Figures from Ucas, the admissions body, also indicated a rise of 5.3% in applications across all ages.
There has been an even steeper rise in the number of applications from the UK as a whole - just over 8%.
Umbrella group Universities Scotland said in periods of recession, individuals became more aware of options like higher education.
In 2009, 31,896 people in Scotland applied to institutions north of the border, a 5.4% increase on 2008.
In England and Wales the number of people applying to be mature students increased by 17.9% and 19.7% respectively.
The Scottish figures showed the number of 21 to 24-year-old applicants increased by 8.5%, while the rise in the under-20s category was 3.7%.
A spokesman for Universities Scotland said: "In England, there is a lot of concern about the steep rise in applicants, but no extra places.
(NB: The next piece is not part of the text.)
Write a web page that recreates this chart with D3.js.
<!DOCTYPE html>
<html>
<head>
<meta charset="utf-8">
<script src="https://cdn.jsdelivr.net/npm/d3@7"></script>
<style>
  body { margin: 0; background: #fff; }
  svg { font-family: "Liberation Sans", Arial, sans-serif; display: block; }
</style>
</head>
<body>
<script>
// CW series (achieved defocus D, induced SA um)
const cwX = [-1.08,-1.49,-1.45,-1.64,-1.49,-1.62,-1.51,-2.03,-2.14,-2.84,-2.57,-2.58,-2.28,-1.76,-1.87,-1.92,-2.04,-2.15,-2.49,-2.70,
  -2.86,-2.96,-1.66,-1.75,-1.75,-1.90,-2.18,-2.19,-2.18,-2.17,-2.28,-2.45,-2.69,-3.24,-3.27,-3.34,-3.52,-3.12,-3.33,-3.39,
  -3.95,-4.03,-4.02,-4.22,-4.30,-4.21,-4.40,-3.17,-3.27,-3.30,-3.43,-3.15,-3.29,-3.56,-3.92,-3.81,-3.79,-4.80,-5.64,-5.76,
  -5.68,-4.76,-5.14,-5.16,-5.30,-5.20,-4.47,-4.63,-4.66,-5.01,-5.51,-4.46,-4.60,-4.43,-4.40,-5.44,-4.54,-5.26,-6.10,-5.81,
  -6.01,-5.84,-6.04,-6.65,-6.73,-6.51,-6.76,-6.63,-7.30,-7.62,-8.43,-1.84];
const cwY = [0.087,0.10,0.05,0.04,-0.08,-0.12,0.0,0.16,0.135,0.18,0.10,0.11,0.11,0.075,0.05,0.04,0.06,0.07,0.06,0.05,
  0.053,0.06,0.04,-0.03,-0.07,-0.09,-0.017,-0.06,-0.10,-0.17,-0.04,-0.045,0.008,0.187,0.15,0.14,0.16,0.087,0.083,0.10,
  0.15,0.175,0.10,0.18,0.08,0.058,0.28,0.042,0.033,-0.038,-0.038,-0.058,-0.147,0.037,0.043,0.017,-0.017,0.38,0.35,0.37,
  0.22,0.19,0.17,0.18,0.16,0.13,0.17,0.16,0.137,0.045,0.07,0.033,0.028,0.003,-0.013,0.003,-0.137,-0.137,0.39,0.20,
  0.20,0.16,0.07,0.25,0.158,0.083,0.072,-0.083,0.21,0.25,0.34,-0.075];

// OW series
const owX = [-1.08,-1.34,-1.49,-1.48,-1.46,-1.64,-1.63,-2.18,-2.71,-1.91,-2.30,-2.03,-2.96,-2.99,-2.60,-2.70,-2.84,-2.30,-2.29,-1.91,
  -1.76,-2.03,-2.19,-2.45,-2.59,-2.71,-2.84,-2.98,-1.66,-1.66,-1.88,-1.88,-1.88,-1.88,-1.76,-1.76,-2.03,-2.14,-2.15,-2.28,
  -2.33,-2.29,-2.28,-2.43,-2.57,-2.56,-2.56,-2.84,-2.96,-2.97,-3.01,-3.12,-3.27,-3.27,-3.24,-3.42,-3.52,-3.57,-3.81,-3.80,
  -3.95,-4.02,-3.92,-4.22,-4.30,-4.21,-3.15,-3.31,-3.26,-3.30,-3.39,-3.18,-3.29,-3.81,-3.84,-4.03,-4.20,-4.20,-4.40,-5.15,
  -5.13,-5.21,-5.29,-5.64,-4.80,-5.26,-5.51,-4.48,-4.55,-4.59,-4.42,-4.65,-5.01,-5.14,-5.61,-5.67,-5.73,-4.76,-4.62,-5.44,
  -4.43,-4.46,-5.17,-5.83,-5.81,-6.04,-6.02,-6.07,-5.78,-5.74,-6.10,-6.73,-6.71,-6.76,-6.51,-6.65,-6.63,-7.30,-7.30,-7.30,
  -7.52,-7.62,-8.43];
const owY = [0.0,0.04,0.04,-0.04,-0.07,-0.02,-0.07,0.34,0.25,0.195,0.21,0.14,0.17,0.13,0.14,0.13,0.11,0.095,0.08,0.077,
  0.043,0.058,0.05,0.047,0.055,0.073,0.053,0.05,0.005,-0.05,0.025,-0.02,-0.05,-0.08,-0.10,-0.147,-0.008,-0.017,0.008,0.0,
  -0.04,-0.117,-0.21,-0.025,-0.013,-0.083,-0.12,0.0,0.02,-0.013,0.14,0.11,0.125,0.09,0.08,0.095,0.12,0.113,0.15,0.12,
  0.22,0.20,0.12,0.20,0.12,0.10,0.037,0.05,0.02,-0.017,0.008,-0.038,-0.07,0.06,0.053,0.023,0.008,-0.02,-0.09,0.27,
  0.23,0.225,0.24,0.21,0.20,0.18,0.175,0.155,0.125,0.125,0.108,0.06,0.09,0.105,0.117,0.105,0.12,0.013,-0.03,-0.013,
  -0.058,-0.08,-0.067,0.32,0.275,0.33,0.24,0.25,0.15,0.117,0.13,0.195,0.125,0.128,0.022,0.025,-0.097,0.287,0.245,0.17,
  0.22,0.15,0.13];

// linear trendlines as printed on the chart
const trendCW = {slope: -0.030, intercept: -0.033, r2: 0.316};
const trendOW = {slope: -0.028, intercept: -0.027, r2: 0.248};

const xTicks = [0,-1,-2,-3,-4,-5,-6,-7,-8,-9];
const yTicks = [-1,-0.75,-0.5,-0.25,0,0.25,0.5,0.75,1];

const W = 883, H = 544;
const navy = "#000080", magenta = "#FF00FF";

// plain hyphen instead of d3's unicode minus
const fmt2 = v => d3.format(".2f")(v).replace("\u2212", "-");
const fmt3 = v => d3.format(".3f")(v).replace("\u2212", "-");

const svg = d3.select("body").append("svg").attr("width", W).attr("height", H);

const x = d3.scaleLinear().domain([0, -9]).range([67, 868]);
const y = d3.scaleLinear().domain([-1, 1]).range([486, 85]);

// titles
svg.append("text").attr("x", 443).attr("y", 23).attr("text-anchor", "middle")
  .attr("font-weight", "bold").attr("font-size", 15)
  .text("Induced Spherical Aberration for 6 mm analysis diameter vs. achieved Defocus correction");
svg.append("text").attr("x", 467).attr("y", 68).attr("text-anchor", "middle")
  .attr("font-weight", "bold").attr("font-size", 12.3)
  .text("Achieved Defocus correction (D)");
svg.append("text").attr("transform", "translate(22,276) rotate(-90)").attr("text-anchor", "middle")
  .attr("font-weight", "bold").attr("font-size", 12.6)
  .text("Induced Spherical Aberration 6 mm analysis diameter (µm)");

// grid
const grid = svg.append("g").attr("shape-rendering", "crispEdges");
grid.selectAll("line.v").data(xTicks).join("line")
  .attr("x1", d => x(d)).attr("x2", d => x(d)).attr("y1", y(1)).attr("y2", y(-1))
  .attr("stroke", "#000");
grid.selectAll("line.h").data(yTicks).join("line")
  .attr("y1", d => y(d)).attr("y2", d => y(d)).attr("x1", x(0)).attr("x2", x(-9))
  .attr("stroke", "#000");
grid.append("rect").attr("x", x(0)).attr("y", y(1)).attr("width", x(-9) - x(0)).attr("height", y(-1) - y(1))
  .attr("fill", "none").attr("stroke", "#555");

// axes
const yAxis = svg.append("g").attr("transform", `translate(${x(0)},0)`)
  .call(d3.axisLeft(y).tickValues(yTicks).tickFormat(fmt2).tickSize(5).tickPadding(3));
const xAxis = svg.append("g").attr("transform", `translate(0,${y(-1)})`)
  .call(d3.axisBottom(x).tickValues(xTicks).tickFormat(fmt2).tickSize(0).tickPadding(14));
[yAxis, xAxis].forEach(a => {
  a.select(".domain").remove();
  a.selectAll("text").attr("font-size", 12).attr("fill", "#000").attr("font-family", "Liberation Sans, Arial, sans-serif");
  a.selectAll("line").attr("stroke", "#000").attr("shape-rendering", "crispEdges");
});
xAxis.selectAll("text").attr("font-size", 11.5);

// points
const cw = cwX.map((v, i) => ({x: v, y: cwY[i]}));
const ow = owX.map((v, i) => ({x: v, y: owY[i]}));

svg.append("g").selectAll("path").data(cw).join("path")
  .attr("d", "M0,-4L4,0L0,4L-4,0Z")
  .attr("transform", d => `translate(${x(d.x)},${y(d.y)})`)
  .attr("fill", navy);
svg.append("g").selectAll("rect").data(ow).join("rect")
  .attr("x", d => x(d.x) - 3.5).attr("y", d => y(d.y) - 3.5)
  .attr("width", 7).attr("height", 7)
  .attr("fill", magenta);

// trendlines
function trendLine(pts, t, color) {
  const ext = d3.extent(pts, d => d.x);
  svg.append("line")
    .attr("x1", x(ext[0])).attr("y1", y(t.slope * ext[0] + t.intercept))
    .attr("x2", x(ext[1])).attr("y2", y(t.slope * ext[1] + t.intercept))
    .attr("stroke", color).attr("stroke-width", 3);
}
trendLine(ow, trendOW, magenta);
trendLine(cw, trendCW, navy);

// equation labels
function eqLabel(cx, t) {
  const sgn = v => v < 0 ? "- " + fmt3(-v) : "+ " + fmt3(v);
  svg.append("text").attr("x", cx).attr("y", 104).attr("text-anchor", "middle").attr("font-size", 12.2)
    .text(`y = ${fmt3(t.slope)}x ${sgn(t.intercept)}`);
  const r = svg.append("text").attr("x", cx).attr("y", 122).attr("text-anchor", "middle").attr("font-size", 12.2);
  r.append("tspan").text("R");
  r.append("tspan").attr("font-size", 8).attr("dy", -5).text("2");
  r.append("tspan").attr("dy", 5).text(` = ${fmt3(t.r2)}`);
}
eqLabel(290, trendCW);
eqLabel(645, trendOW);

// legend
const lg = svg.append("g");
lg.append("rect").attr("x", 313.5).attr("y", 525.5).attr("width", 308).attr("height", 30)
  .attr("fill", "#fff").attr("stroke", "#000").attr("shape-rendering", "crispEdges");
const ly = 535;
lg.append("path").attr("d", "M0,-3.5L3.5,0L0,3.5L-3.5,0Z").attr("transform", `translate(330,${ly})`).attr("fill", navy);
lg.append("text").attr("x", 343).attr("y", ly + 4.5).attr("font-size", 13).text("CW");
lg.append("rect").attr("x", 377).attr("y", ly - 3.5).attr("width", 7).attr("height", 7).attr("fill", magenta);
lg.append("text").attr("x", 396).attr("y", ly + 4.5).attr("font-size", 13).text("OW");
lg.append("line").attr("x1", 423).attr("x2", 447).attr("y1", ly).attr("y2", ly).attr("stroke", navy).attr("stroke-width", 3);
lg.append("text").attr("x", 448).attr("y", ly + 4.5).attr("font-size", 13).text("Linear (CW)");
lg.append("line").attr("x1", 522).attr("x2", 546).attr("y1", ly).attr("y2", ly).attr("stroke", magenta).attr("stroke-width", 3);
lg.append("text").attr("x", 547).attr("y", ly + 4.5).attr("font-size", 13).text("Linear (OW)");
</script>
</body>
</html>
"We're facing the same issue here in Scotland.
"A lot of people appear to be rethinking their careers and looking for a university education but unfortunately institutions may have to turn some people away because there's just no extra places."
He said the applicants who were unemployed or had been made redundant often could not foresee re-entering the labour market in their line of work in the next few years and have turned to education as a means of changing career.
He said they would often prefer to incur student debt than to live off savings while looking for employment which may not be available.